WHAT TO PRODUCE
Carry none of the pictures over; set down the material below exactly.

┌──

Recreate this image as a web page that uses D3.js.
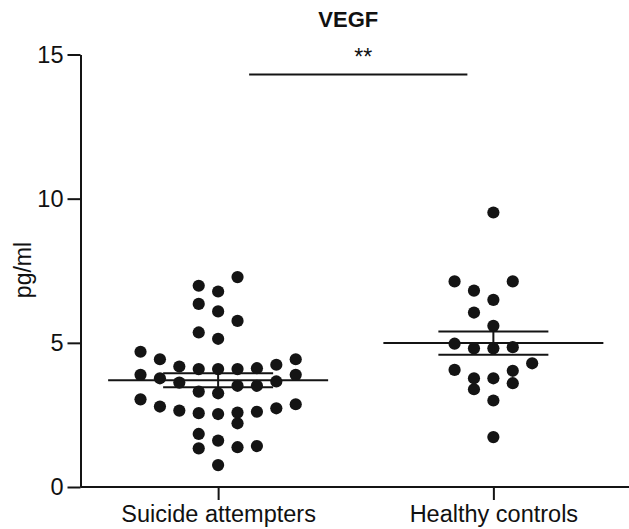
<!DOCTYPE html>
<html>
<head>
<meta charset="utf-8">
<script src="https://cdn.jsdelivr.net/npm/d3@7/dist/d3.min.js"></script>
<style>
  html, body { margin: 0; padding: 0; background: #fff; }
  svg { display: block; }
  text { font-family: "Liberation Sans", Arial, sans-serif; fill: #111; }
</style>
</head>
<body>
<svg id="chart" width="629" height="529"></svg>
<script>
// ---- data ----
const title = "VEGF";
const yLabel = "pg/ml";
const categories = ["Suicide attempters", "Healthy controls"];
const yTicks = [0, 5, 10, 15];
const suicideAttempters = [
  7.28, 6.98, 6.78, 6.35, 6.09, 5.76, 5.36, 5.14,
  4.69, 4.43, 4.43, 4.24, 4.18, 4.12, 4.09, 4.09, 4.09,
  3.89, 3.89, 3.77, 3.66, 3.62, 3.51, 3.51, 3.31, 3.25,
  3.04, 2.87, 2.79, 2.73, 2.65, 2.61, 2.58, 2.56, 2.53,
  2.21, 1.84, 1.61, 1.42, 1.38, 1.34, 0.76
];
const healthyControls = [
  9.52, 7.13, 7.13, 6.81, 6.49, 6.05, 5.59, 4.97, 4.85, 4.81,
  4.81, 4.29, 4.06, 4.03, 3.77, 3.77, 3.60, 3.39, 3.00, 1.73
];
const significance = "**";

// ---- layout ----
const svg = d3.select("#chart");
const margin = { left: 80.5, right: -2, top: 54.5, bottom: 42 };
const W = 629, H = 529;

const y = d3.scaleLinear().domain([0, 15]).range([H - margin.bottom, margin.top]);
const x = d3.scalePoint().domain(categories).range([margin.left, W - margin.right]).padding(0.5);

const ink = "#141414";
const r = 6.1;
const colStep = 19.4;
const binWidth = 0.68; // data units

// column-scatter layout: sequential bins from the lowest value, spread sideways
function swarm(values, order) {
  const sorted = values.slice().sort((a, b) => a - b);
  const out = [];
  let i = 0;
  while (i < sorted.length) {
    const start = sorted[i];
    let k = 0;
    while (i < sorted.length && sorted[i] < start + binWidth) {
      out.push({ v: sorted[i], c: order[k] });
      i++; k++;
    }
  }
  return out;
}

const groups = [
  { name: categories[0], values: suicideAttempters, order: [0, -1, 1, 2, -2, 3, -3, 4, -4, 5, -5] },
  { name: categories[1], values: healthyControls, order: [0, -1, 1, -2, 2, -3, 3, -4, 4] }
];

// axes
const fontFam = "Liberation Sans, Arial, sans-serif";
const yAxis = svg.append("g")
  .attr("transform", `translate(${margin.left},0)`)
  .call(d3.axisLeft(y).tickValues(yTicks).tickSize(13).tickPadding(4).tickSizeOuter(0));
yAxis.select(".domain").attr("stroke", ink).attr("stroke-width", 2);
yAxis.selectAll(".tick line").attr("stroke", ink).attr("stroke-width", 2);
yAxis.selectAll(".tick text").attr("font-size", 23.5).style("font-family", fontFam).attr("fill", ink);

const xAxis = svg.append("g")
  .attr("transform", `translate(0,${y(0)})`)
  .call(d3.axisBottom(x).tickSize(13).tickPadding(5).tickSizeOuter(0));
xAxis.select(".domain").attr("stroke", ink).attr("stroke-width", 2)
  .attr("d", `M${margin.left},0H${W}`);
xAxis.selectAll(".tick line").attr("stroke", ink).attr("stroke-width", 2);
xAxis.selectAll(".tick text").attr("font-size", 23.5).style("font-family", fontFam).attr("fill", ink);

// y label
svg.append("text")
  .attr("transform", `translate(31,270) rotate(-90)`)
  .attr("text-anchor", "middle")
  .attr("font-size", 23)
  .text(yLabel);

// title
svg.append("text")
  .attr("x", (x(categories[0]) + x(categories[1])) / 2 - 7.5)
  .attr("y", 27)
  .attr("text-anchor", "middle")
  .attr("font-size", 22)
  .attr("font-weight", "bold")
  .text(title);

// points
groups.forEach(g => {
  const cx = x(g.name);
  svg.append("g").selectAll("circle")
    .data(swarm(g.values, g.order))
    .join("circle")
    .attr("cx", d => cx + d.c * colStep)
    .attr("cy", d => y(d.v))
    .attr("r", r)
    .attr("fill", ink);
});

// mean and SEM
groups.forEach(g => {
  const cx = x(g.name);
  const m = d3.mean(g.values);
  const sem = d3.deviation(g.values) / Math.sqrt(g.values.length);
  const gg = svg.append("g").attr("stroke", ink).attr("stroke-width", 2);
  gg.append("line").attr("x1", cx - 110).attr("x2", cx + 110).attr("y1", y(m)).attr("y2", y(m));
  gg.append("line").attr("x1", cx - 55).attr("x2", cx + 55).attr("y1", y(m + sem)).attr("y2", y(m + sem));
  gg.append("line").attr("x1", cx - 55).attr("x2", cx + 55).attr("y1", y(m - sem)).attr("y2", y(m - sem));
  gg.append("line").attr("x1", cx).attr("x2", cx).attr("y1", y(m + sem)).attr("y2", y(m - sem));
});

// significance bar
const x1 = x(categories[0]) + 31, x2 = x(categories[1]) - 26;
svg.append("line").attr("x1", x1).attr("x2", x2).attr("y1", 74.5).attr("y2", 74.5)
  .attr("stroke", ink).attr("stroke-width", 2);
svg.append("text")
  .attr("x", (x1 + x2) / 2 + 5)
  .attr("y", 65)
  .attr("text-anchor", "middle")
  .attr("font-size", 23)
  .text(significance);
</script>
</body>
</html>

└──

EXERCISE OUTPUT
Recreate this image as a web page that uses D3.js.
<!DOCTYPE html>
<html>
<head>
<meta charset="utf-8">
<script src="https://cdn.jsdelivr.net/npm/d3@7/dist/d3.min.js"></script>
<style>
  html, body { margin: 0; padding: 0; background: #fff; }
  svg { display: block; }
  text { font-family: "Liberation Sans", Arial, sans-serif; fill: #111; }
</style>
</head>
<body>
<svg id="chart" width="629" height="529"></svg>
<script>
// ---- data ----
const title = "VEGF";
const yLabel = "pg/ml";
const categories = ["Suicide attempters", "Healthy controls"];
const yTicks = [0, 5, 10, 15];
const suicideAttempters = [
  7.28, 6.98, 6.78, 6.35, 6.09, 5.76, 5.36, 5.14,
  4.69, 4.43, 4.43, 4.24, 4.18, 4.12, 4.09, 4.09, 4.09,
  3.89, 3.89, 3.77, 3.66, 3.62, 3.51, 3.51, 3.31, 3.25,
  3.04, 2.87, 2.79, 2.73, 2.65, 2.61, 2.58, 2.56, 2.53,
  2.21, 1.84, 1.61, 1.42, 1.38, 1.34, 0.76
];
const healthyControls = [
  9.52, 7.13, 7.13, 6.81, 6.49, 6.05, 5.59, 4.97, 4.85, 4.81,
  4.81, 4.29, 4.06, 4.03, 3.77, 3.77, 3.60, 3.39, 3.00, 1.73
];
const significance = "**";

// ---- layout ----
const svg = d3.select("#chart");
const margin = { left: 80.5, right: -2, top: 54.5, bottom: 42 };
const W = 629, H = 529;

const y = d3.scaleLinear().domain([0, 15]).range([H - margin.bottom, margin.top]);
const x = d3.scalePoint().domain(categories).range([margin.left, W - margin.right]).padding(0.5);

const ink = "#141414";
const r = 6.1;
const colStep = 19.4;
const binWidth = 0.68; // data units

// column-scatter layout: sequential bins from the lowest value, spread sideways
function swarm(values, order) {
  const sorted = values.slice().sort((a, b) => a - b);
  const out = [];
  let i = 0;
  while (i < sorted.length) {
    const start = sorted[i];
    let k = 0;
    while (i < sorted.length && sorted[i] < start + binWidth) {
      out.push({ v: sorted[i], c: order[k] });
      i++; k++;
    }
  }
  return out;
}

const groups = [
  { name: categories[0], values: suicideAttempters, order: [0, -1, 1, 2, -2, 3, -3, 4, -4, 5, -5] },
  { name: categories[1], values: healthyControls, order: [0, -1, 1, -2, 2, -3, 3, -4, 4] }
];

// axes
const fontFam = "Liberation Sans, Arial, sans-serif";
const yAxis = svg.append("g")
  .attr("transform", `translate(${margin.left},0)`)
  .call(d3.axisLeft(y).tickValues(yTicks).tickSize(13).tickPadding(4).tickSizeOuter(0));
yAxis.select(".domain").attr("stroke", ink).attr("stroke-width", 2);
yAxis.selectAll(".tick line").attr("stroke", ink).attr("stroke-width", 2);
yAxis.selectAll(".tick text").attr("font-size", 23.5).style("font-family", fontFam).attr("fill", ink);

const xAxis = svg.append("g")
  .attr("transform", `translate(0,${y(0)})`)
  .call(d3.axisBottom(x).tickSize(13).tickPadding(5).tickSizeOuter(0));
xAxis.select(".domain").attr("stroke", ink).attr("stroke-width", 2)
  .attr("d", `M${margin.left},0H${W}`);
xAxis.selectAll(".tick line").attr("stroke", ink).attr("stroke-width", 2);
xAxis.selectAll(".tick text").attr("font-size", 23.5).style("font-family", fontFam).attr("fill", ink);

// y label
svg.append("text")
  .attr("transform", `translate(31,270) rotate(-90)`)
  .attr("text-anchor", "middle")
  .attr("font-size", 23)
  .text(yLabel);

// title
svg.append("text")
  .attr("x", (x(categories[0]) + x(categories[1])) / 2 - 7.5)
  .attr("y", 27)
  .attr("text-anchor", "middle")
  .attr("font-size", 22)
  .attr("font-weight", "bold")
  .text(title);

// points
groups.forEach(g => {
  const cx = x(g.name);
  svg.append("g").selectAll("circle")
    .data(swarm(g.values, g.order))
    .join("circle")
    .attr("cx", d => cx + d.c * colStep)
    .attr("cy", d => y(d.v))
    .attr("r", r)
    .attr("fill", ink);
});

// mean and SEM
groups.forEach(g => {
  const cx = x(g.name);
  const m = d3.mean(g.values);
  const sem = d3.deviation(g.values) / Math.sqrt(g.values.length);
  const gg = svg.append("g").attr("stroke", ink).attr("stroke-width", 2);
  gg.append("line").attr("x1", cx - 110).attr("x2", cx + 110).attr("y1", y(m)).attr("y2", y(m));
  gg.append("line").attr("x1", cx - 55).attr("x2", cx + 55).attr("y1", y(m + sem)).attr("y2", y(m + sem));
  gg.append("line").attr("x1", cx - 55).attr("x2", cx + 55).attr("y1", y(m - sem)).attr("y2", y(m - sem));
  gg.append("line").attr("x1", cx).attr("x2", cx).attr("y1", y(m + sem)).attr("y2", y(m - sem));
});

// significance bar
const x1 = x(categories[0]) + 31, x2 = x(categories[1]) - 26;
svg.append("line").attr("x1", x1).attr("x2", x2).attr("y1", 74.5).attr("y2", 74.5)
  .attr("stroke", ink).attr("stroke-width", 2);
svg.append("text")
  .attr("x", (x1 + x2) / 2 + 5)
  .attr("y", 65)
  .attr("text-anchor", "middle")
  .attr("font-size", 23)
  .text(significance);
</script>
</body>
</html>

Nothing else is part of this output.